Crunchy PostgreSQL Operator #1

    1.  Crunchy PostgreSQL Operator 소개

    2. PostgreSQL Operator Configuration

    3. Create a PostgreSQL Cluster (Multi-Tenancy)

    4. pgAdmin4

Crunchy PostgreSQL Operator #2

    5. High-Availability

    6. Disaster Recovery: Backups & Restores

    7. Monitoring

    8. pgBouncer


5. High-Availability

- High-Availability: Scaling Up & Down

   https://access.crunchydata.com/documentation/postgres-operator/4.4.1/pgo-client/common-tasks/#high-availability-scaling-up-down

- The Crunchy PostgreSQL Operator supports a distributed-consensus based high-availability (HA) system that keeps its managed PostgreSQL clusters up and running, even if the PostgreSQL Operator disappears. 

   Additionally, it leverages Kubernetes specific features such as Pod Anti-Affinity to limit the surface area that could lead to a PostgreSQL cluster becoming unavailable.

 

- High-Availability (요약)

   https://access.crunchydata.com/documentation/postgres-operator/4.4.1/architecture/high-availability/   

- HA is enabled by default in any newly created PostgreSQL cluster.

- The Crunchy PostgreSQL Operator High-Availability Algorithm

   The key portion of high-availability that the PostgreSQL Operator provides is that it delegates the management of HA to the PostgreSQL clusters themselves.

   Each HA PostgreSQL cluster maintains its availability using concepts that come from the Raft algorithm to achieve distributed consensus.

   The Raft algorithm (“Reliable, Replicated, Redundant, Fault-Tolerant”) was developed for systems that have one “leader” (i.e. a primary) and one-to-many followers (i.e. replicas) to provide the same fault tolerance and safety.

   Each PostgreSQL cluster leverages the distributed etcd key-value store that is bundled with Kubernetes.

- By default, when a new PostgreSQL cluster is created using the PostgreSQL Operator, pod anti-affinity rules will be applied to any deployments comprising the full PG cluster

 

a.
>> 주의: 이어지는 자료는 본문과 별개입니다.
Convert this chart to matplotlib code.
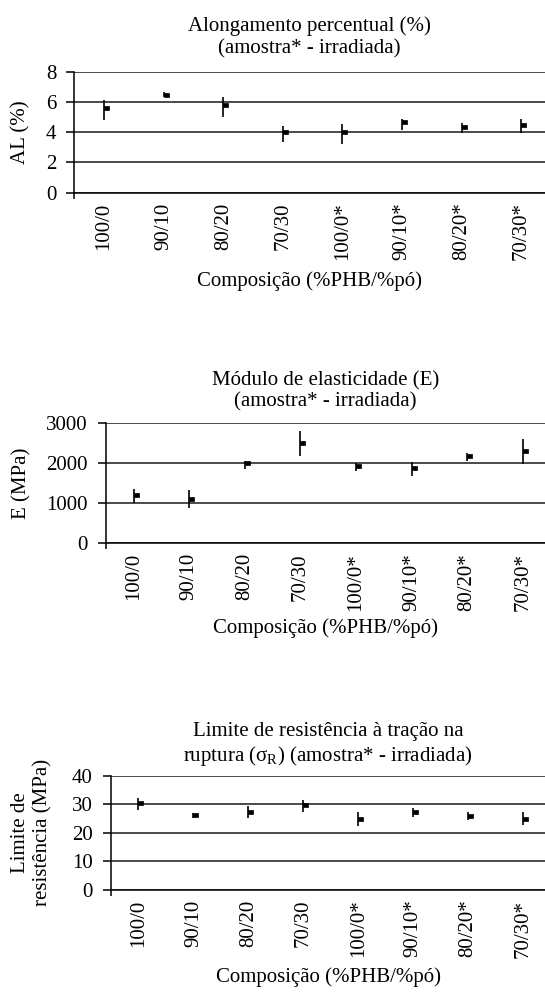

Creating a New Replica

$ pgo scale emo-dev --replica-count=2
created Pgreplica emo-dev-qfbs
created Pgreplica emo-dev-yfhd
$ pgo show cluster emo-dev
cluster : emo-dev (crunchy-postgres-ha:centos7-11.9-4.4.1)
  pod : emo-dev-5dddffb55c-pvkbm (Running) on iap04 (1/1) (primary)
      pvc: emo-dev (100Gi)
  pod : emo-dev-qfbs-564bf6b648-w4z8b (Running) on iap08 (1/1) (replica)
      pvc: emo-dev-qfbs (100Gi)
  pod : emo-dev-yfhd-64f694bcd9-gj4jv (Running) on iap06 (1/1) (replica)
      pvc: emo-dev-yfhd (100Gi)
  resources : Memory: 1Gi
  deployment : emo-dev
  deployment : emo-dev-backrest-shared-repo
  deployment : emo-dev-pgadmin
  deployment : emo-dev-qfbs
  deployment : emo-dev-yfhd
  service : emo-dev - ClusterIP (10.97.187.147)
  service : emo-dev-pgadmin - ClusterIP (10.100.196.158)
  service : emo-dev-replica - ClusterIP (10.99.113.241)
  pgreplica : emo-dev-qfbs
  pgreplica : emo-dev-yfhd
  labels : pgouser=admin autofail=true crunchy-pgha-scope=emo-dev pg-pod-anti-affinity= deployment-name=emo-dev name=emo-dev pg-cluster=emo-dev pgo-backrest=true pgo-version=4.4.1 crunchy-pgadmin=true crunchy-pgbadger=false crunchy_collect=false workflowid=5bf710f2-d772-4e8e-8862-9481e22b6d75
$ kubectl patch service emo-dev-replica -n pgo -p '{ "spec": { "type": "NodePort" } }'
$ kubectl get svc emo-dev-replica -n pgo -o jsonpath='{.spec.ports[?(@.name=="postgres")].nodePort}'
30796
$

- on Remote client

yoosungjeon@ysjeon-Dev crunchy-postgresql-operator % /Users/yoosungjeon/PostgreSQL/9.5/bin/psql -h 14.52.244.134 -p 30796 -U emo emo-dev
psql (9.5.0, server 12.4)
emo-dev=> select count(*) from tab1;
 count
-------
   324
(1 row)
emo-dev=> insert into tab1 values ( 1004 );
ERROR:  cannot execute INSERT in a read-only transaction
emo-dev=>

 

b. Viewing Available Replicas

$ pgo failover --query emo-dev
Cluster: emo-dev
REPLICA               STATUS      NODE        REPLICATION LAG         PENDING RESTART
emo-dev-qfbs          running     iap08                  0 MB                   false
emo-dev-yfhd          running     iap06                  0 MB                   false
$

 

c. Manual Failover

- The PostgreSQL Operator is set up with an automated failover system based on distributed consensus but there may be times where you wish to have your cluster manually failover.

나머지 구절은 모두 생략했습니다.